Thursday, September 10, 2009

The Pijo Rebellion

In the reporting of the disturbances the other day in the Madrid dormitory town of Pozuelo, much has been made of the fact that the town is one of the wealthiest in the region. Despite the predictable plea of the town's administration that those who fought with police were "outsiders", the finest brains of the nation have since tried to make sense of the events that would cause the gilded youth of Pozuelo to attack a police station. Perhaps it's the economic crisis? But when the banks have guaranteed profits no matter what happens to everyone else, and the stock market rises ever higher on the back of the grimmest crisis in decades, then it seems unlikely that a decline in the fortunes of Papi's SICAV is causing Pozuelo's youth to take to the streets.

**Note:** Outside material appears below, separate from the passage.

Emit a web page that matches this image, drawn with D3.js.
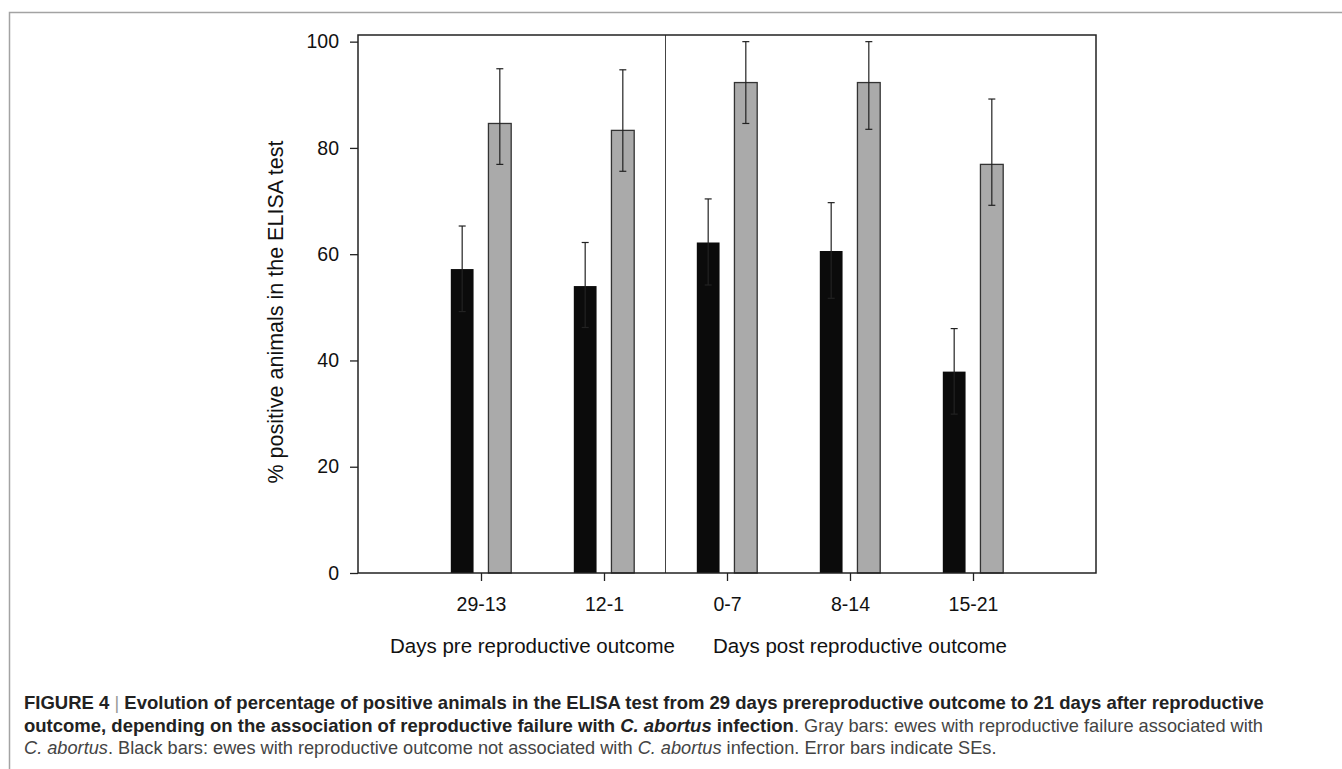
<!DOCTYPE html>
<html>
<head>
<meta charset="utf-8">
<script src="https://cdn.jsdelivr.net/npm/d3@7"></script>
<style>
  html, body { margin: 0; padding: 0; background: #fff; }
  svg { display: block; }
</style>
</head>
<body>
<svg id="chart" width="1342" height="769"></svg>
<script>
// data
const categories = ['29-13', '12-1', '0-7', '8-14', '15-21'];
const blackValues = [57.2, 54.0, 62.2, 60.6, 37.9];
const blackUpper = [65.3, 62.2, 70.4, 69.7, 46.0];
const blackLower = [49.2, 46.2, 54.2, 51.7, 29.9];
const grayValues = [84.6, 83.3, 92.3, 92.3, 76.9];
const grayUpper = [94.9, 94.7, 100, 100, 89.2];
const grayLower = [76.9, 75.6, 84.6, 83.5, 69.2];
const yTicks = [0, 20, 40, 60, 80, 100];
const groupLabels = ['Days pre reproductive outcome', 'Days post reproductive outcome'];

const svg = d3.select('#chart');
const font = '"Liberation Sans", Arial, Helvetica, sans-serif';

// outer page frame
svg.append('path')
    .attr('d', 'M9.5,769 L9.5,12.5 L1342,12.5')
    .attr('fill', 'none')
    .attr('stroke', '#a3a3a3')
    .attr('stroke-width', 1.5);

const plotLeft = 358, plotRight = 1096, plotTop = 35, plotBottom = 573;

const x = d3.scaleLinear().domain([0, categories.length + 1]).range([plotLeft, plotRight]);
const y = d3.scaleLinear().domain([0, 101.25]).range([plotBottom, plotTop]);

const barW = 0.185;
const offset = 0.153;

const bars = categories.map((c, i) => ({
    i: i + 1,
    black: blackValues[i], bUp: blackUpper[i], bLo: blackLower[i],
    gray: grayValues[i], gUp: grayUpper[i], gLo: grayLower[i]
}));

// axes
const yAxis = svg.append('g')
    .attr('transform', `translate(${plotLeft},0)`)
    .call(d3.axisLeft(y).tickValues(yTicks).tickSize(8).tickPadding(11));
yAxis.select('.domain').remove();
yAxis.selectAll('line').attr('stroke', '#222').attr('stroke-width', 1.3);
yAxis.selectAll('text').attr('font-family', font).attr('font-size', 19.5).attr('fill', '#111');

const xAxis = svg.append('g')
    .attr('transform', `translate(0,${plotBottom})`)
    .call(d3.axisBottom(x).tickValues(d3.range(1, categories.length + 1))
        .tickFormat(d => categories[d - 1]).tickSize(8).tickPadding(16));
xAxis.select('.domain').remove();
xAxis.selectAll('line').attr('stroke', '#222').attr('stroke-width', 1.3);
xAxis.selectAll('text').attr('font-family', font).attr('font-size', 19.5).attr('fill', '#111');

// bars
svg.selectAll('rect.black')
    .data(bars)
    .enter()
    .append('rect')
    .attr('class', 'black')
    .attr('x', d => x(d.i - offset - barW / 2))
    .attr('width', x(barW) - x(0))
    .attr('y', d => y(d.black))
    .attr('height', d => y(0) - y(d.black))
    .attr('fill', '#0b0b0b');

svg.selectAll('rect.gray')
    .data(bars)
    .enter()
    .append('rect')
    .attr('class', 'gray')
    .attr('x', d => x(d.i + offset - barW / 2))
    .attr('width', x(barW) - x(0))
    .attr('y', d => y(d.gray))
    .attr('height', d => y(0) - y(d.gray))
    .attr('fill', '#aaaaaa')
    .attr('stroke', '#333')
    .attr('stroke-width', 1.3);

// error bars
function errorBars(cls, getX, getUp, getLo) {
    const g = svg.selectAll('g.' + cls)
        .data(bars)
        .enter()
        .append('g')
        .attr('class', cls)
        .attr('stroke', '#222')
        .attr('stroke-width', 1.2);
    g.append('line')
        .attr('x1', d => x(getX(d))).attr('x2', d => x(getX(d)))
        .attr('y1', d => y(getUp(d))).attr('y2', d => y(getLo(d)));
    g.append('line')
        .attr('x1', d => x(getX(d)) - 3.5).attr('x2', d => x(getX(d)) + 3.5)
        .attr('y1', d => y(getUp(d))).attr('y2', d => y(getUp(d)));
    g.append('line')
        .attr('x1', d => x(getX(d)) - 3.5).attr('x2', d => x(getX(d)) + 3.5)
        .attr('y1', d => y(getLo(d))).attr('y2', d => y(getLo(d)));
}
errorBars('err-black', d => d.i - offset, d => d.bUp, d => d.bLo);
errorBars('err-gray', d => d.i + offset, d => d.gUp, d => d.gLo);

// divider between pre and post
svg.append('line')
    .attr('x1', x(2.5)).attr('x2', x(2.5))
    .attr('y1', plotTop).attr('y2', plotBottom)
    .attr('stroke', '#444')
    .attr('stroke-width', 1);

// plot box
svg.append('rect')
    .attr('x', plotLeft).attr('y', plotTop)
    .attr('width', plotRight - plotLeft).attr('height', plotBottom - plotTop)
    .attr('fill', 'none')
    .attr('stroke', '#222')
    .attr('stroke-width', 1.5);

// axis titles
svg.append('text')
    .attr('transform', 'translate(283,312) rotate(-90)')
    .attr('text-anchor', 'middle')
    .attr('font-family', font)
    .attr('font-size', 21.5)
    .attr('fill', '#111')
    .text('% positive animals in the ELISA test');

svg.selectAll('text.group')
    .data(groupLabels)
    .enter()
    .append('text')
    .attr('class', 'group')
    .attr('x', (d, i) => i === 0 ? 390 : 713)
    .attr('y', 653)
    .attr('font-family', font)
    .attr('font-size', 20.5)
    .attr('fill', '#111')
    .text(d => d);

// caption
const cap = svg.append('g')
    .attr('font-family', font)
    .attr('font-size', 18.2)
    .attr('fill', '#333');

const lines = [
    [
        { t: 'FIGURE 4 ', b: true },
        { t: '|', c: '#999' },
        { t: ' Evolution of percentage of positive animals in the ELISA test from 29 days prereproductive outcome to 21 days after reproductive', b: true }
    ],
    [
        { t: 'outcome, depending on the association of reproductive failure with ', b: true },
        { t: 'C. abortus', b: true, i: true },
        { t: ' infection', b: true },
        { t: '. Gray bars: ewes with reproductive failure associated with' }
    ],
    [
        { t: 'C. abortus', i: true },
        { t: '. Black bars: ewes with reproductive outcome not associated with ' },
        { t: 'C. abortus', i: true },
        { t: ' infection. Error bars indicate SEs.' }
    ]
];

lines.forEach((parts, li) => {
    const txt = cap.append('text')
        .attr('x', 24)
        .attr('y', 709 + li * 22.5)
        .attr('xml:space', 'preserve');
    parts.forEach(p => {
        txt.append('tspan')
            .attr('font-weight', p.b ? 'bold' : null)
            .attr('font-size', p.b ? 18.5 : null)
            .attr('font-style', p.i ? 'italic' : null)
            .attr('fill', p.c || (p.b ? '#222' : '#444'))
            .text(p.t);
    });
});
</script>
</body>
</html>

The "Defensor del Pueblo" thinks the parents are to blame, which is a harsh accusation to make against the people who appointed him to his comfortable post. The man who presents Telemadrid's Soviet style news programmes says that it's all the fault of television! When all else fails there's always the botellón, symbol of the decline of civic values in whatever remains of Ejpaña. Things start to look dangerously counter-revolutionary when we find out that members of the aristocracy were involved. I've always felt they were a bunch of troublemakers, but we'll have no truck with calls for the return of the guillotine on this blog. Still, you would think his parents might have warned him about the dangers of pouring too much Vega Sicilia into the kalimotxo.